### [Instructions for the task]
Line by line, reproduce exactly the beginning of the listing below, ending with the line that contains "const DY = 21;" and adding nothing.

### [Information provided]

>> START

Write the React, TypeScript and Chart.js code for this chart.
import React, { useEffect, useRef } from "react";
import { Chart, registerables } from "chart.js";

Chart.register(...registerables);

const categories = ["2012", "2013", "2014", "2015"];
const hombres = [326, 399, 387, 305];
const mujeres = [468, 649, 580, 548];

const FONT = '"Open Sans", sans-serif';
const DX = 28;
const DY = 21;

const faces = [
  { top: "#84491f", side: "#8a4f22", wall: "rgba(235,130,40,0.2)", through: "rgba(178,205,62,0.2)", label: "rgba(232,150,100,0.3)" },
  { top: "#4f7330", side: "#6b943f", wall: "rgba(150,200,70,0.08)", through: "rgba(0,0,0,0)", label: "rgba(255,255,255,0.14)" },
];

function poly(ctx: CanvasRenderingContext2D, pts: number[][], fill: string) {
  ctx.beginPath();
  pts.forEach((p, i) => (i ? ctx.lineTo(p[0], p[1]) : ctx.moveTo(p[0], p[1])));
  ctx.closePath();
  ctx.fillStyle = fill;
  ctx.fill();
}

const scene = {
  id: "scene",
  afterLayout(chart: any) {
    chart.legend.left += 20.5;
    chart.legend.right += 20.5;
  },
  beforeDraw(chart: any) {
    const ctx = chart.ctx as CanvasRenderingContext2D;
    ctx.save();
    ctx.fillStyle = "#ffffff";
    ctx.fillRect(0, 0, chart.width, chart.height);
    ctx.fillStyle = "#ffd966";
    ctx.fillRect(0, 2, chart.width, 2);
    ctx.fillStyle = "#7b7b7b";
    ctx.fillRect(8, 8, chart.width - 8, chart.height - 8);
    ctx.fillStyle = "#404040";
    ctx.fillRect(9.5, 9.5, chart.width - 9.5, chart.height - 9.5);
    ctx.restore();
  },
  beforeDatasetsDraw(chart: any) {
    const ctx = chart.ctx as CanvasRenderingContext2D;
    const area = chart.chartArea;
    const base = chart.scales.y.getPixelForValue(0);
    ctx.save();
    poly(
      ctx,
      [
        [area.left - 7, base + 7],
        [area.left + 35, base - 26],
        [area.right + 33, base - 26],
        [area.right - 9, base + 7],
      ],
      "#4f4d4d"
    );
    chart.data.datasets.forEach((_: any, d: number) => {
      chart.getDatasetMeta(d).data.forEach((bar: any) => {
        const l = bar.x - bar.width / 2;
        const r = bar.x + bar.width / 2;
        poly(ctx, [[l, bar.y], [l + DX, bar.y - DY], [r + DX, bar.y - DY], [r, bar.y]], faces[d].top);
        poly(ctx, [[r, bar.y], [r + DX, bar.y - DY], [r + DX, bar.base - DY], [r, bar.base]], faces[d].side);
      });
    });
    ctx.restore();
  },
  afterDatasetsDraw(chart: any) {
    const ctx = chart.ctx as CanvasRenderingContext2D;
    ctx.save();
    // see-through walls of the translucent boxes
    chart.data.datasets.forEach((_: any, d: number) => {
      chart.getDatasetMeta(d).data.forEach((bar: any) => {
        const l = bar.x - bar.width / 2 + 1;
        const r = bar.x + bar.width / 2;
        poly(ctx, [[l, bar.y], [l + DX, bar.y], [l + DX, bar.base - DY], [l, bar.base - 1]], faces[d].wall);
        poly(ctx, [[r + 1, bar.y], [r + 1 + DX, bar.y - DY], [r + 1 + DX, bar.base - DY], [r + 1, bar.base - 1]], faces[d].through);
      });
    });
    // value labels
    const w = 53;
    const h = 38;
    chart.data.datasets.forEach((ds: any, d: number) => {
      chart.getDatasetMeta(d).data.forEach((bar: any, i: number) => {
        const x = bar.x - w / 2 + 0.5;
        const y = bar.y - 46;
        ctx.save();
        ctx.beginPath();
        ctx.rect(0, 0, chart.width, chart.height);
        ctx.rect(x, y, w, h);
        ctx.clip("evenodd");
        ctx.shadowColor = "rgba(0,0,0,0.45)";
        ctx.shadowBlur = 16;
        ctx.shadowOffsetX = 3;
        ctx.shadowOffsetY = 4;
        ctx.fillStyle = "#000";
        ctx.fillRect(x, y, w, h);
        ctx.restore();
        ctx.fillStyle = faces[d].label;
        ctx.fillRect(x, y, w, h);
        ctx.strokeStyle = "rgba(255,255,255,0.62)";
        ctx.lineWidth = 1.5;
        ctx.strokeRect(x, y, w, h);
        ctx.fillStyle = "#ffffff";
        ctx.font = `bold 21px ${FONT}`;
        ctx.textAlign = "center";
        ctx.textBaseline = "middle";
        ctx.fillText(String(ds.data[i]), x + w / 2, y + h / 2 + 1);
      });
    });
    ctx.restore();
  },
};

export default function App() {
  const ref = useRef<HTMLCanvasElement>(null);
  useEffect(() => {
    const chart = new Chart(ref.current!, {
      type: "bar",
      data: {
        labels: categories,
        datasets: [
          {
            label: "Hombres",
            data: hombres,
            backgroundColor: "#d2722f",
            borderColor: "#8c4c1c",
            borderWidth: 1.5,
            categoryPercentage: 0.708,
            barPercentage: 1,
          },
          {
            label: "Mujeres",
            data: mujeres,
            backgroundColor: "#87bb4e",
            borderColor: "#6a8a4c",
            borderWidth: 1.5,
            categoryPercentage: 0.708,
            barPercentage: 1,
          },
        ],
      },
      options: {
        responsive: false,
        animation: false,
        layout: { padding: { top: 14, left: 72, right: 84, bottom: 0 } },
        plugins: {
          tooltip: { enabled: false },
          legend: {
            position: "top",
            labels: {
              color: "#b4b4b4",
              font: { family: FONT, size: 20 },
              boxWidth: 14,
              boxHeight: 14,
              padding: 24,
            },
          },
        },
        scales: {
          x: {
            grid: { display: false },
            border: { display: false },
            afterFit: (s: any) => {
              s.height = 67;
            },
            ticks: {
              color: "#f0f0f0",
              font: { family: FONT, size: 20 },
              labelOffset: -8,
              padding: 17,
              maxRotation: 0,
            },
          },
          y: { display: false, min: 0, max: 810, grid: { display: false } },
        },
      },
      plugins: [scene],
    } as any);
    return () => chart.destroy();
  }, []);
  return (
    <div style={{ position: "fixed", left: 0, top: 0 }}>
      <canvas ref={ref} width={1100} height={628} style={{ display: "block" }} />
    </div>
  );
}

>> END

### [The reply]
Write the React, TypeScript and Chart.js code for this chart.
import React, { useEffect, useRef } from "react";
import { Chart, registerables } from "chart.js";

Chart.register(...registerables);

const categories = ["2012", "2013", "2014", "2015"];
const hombres = [326, 399, 387, 305];
const mujeres = [468, 649, 580, 548];

const FONT = '"Open Sans", sans-serif';
const DX = 28;
const DY = 21;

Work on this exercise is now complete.